A priest gropes a teenager 12 years ago while wrestling and is told not to be around minors unless supervised. He breaks the agreement. Here’s how New Jersey newspapers and politicians responded.
Calling for the resignation of the priest’s boss, Newark Archbishop John J. Myers, are the following: the Newark Star-Ledger, the Asbury Park Press, Sen. Joseph Vitale, Sen. Barbara Buono, Sen. Stephen Sweeney, and Assemblywoman Valerie Vainieri Huttle. This wasn’t good enough for The Record: it called upon lawmakers to tax church property.

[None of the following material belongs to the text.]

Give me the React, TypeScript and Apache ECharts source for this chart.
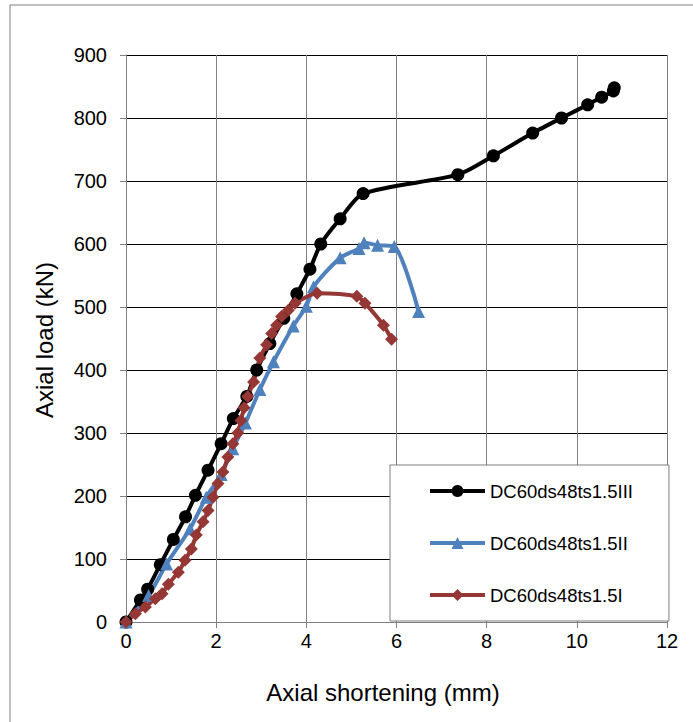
import React, { useEffect, useRef } from "react";
import * as echarts from "echarts";

const seriesNames = ["DC60ds48ts1.5III", "DC60ds48ts1.5II", "DC60ds48ts1.5I"];

const xTicks = [0, 2, 4, 6, 8, 10, 12];
const yTicks = [0, 100, 200, 300, 400, 500, 600, 700, 800, 900];
const xTitle = "Axial shortening (mm)";
const yTitle = "Axial load (kN)";

const seriesIII: [number, number][] = [
  [0, 0], [0.32, 35], [0.48, 52], [0.76, 91], [1.05, 131], [1.32, 167], [1.54, 201],
  [1.82, 241], [2.11, 283], [2.38, 323], [2.68, 358], [2.9, 400], [3.19, 442],
  [3.5, 482], [3.79, 521], [4.08, 560], [4.32, 600], [4.75, 640], [5.26, 680],
  [7.36, 710], [8.15, 740], [9.02, 776], [9.66, 800], [10.24, 821], [10.55, 833],
  [10.81, 843], [10.83, 848],
];

const seriesII: [number, number][] = [
  [0, 0], [0.5, 42], [0.9, 92], [1.42, 148], [1.78, 198], [2.11, 234], [2.37, 275],
  [2.65, 316], [2.97, 369], [3.27, 413], [3.71, 470], [4.0, 501], [4.16, 532],
  [4.75, 578], [5.17, 593], [5.28, 602], [5.58, 598], [5.95, 596], [6.49, 493],
];

const seriesI: [number, number][] = [
  [0, 0], [0.21, 13], [0.43, 24], [0.65, 37], [0.8, 45], [0.94, 60], [1.16, 79],
  [1.31, 98], [1.45, 116], [1.56, 138], [1.71, 159], [1.82, 177], [1.93, 198],
  [2.04, 220], [2.15, 238], [2.26, 262], [2.37, 283], [2.48, 300], [2.55, 320],
  [2.62, 340], [2.7, 358], [2.83, 381], [2.97, 419], [3.12, 440], [3.23, 458],
  [3.34, 471], [3.45, 485], [3.6, 495], [3.75, 506], [4.24, 522], [5.12, 517],
  [5.3, 506], [5.71, 471], [5.89, 449],
];

const colors = ["#000000", "#4F81BD", "#953735"];
const FONT = "'Liberation Sans', Arial, sans-serif";

export default function App() {
  const ref = useRef<HTMLDivElement>(null);
  useEffect(() => {
    document.body.style.margin = "0";
    if (!ref.current) return;
    const chart = echarts.init(ref.current, undefined, { renderer: "svg" });
    const mkSeries = (name: string, data: [number, number][], color: string, symbol: string, size: number) => ({
      name,
      type: "line",
      data,
      smooth: 0.25,
      symbol,
      symbolSize: size,
      lineStyle: { color, width: 4 },
      itemStyle: { color, borderWidth: 0 },
      emphasis: { disabled: true },
    });
    chart.setOption({
      animation: false,
      textStyle: { fontFamily: FONT },
      graphic: [
        {
          type: "rect",
          shape: { x: 10, y: 5, width: 720, height: 760 },
          style: { fill: "none", stroke: "#7f7f7f", lineWidth: 1 },
          silent: true,
          z: -10,
        },
        {
          type: "text",
          x: 383,
          y: 692,
          style: {
            text: xTitle,
            fontSize: 24,
            fontFamily: FONT,
            fill: "#000",
            textAlign: "center",
            textVerticalAlign: "middle",
          },
          silent: true,
        },
        {
          type: "text",
          x: 44,
          y: 340,
          rotation: Math.PI / 2,
          style: {
            text: yTitle,
            fontSize: 24,
            fontFamily: FONT,
            fill: "#000",
            textAlign: "center",
            textVerticalAlign: "middle",
          },
          silent: true,
        },
      ],
      grid: { left: 126, top: 55, width: 541, height: 567, containLabel: false },
      legend: {
        orient: "vertical",
        left: 390,
        top: 465,
        padding: [16, 36, 16, 38],
        itemGap: 32,
        itemWidth: 55,
        itemHeight: 15,
        backgroundColor: "#ffffff",
        borderColor: "#7f7f7f",
        borderWidth: 1,
        lineStyle: { width: 4 },
        textStyle: { fontSize: 18.5, color: "#000", fontFamily: FONT, lineHeight: 20 },
        data: seriesNames,
        selectedMode: false,
        z: 10,
      },
      xAxis: {
        type: "value",
        min: xTicks[0],
        max: xTicks[xTicks.length - 1],
        interval: 2,
        axisLine: { show: true, lineStyle: { color: "#808080", width: 1 } },
        axisTick: { show: true, inside: false, length: 6, lineStyle: { color: "#808080" } },
        axisLabel: { fontSize: 20, color: "#000", margin: 9, fontFamily: FONT },
        splitLine: { show: true, lineStyle: { color: "#808080", width: 1 } },
      },
      yAxis: {
        type: "value",
        min: yTicks[0],
        max: yTicks[yTicks.length - 1],
        interval: 100,
        axisLine: { show: true, lineStyle: { color: "#808080", width: 1 } },
        axisTick: { show: true, inside: false, length: 6, lineStyle: { color: "#808080" } },
        axisLabel: { fontSize: 20, color: "#000", margin: 19, fontFamily: FONT },
        splitLine: { show: true, lineStyle: { color: "#000000", width: 1 } },
      },
      series: [
        mkSeries(seriesNames[0], seriesIII, colors[0], "circle", 13),
        mkSeries(seriesNames[1], seriesII, colors[1], "triangle", 13),
        mkSeries(seriesNames[2], seriesI, colors[2], "diamond", 13),
      ],
    });
    return () => chart.dispose();
  }, []);
  return <div ref={ref} style={{ width: 693, height: 722 }} />;
}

An Orthodox rabbi forces an 11-year-old boy to have sex, and over the course of two years he molests him in the woods, in a storage room, in his car, and in the basement of a synagogue. The boy’s father, a rabbi, brings this to the attention of a prominent rabbi in the Lakewood Orthodox community, seeking justice in a rabbinical court. Nothing is done. No cops are called. This goes on for two years. The boy is taken to a therapist, but she also refuses to notify the authorities. The boy’s father finally reports this to law enforcement, and for this he is punished by his community, loses his job, and is forced to move his family out of state. The raping rabbi finally pleaded guilty to sexually assaulting the boy.
With the exception of the Asbury Park Press, which condemned what happened, none of those who called for Archbishop Myers to resign have said a word about the raping rabbi. None has called for a lawsuit against the Jewish leaders who protected the raping rabbi. None has even identified who the “prominent rabbi” is in Lakewood who allowed this to happen. And none has called for lawmakers to tax the property of synagogues. They are too concentrated on the groping priest.
The disparate treatment can only be called corruption. These editorial writers and politicians are an absolute disgrace.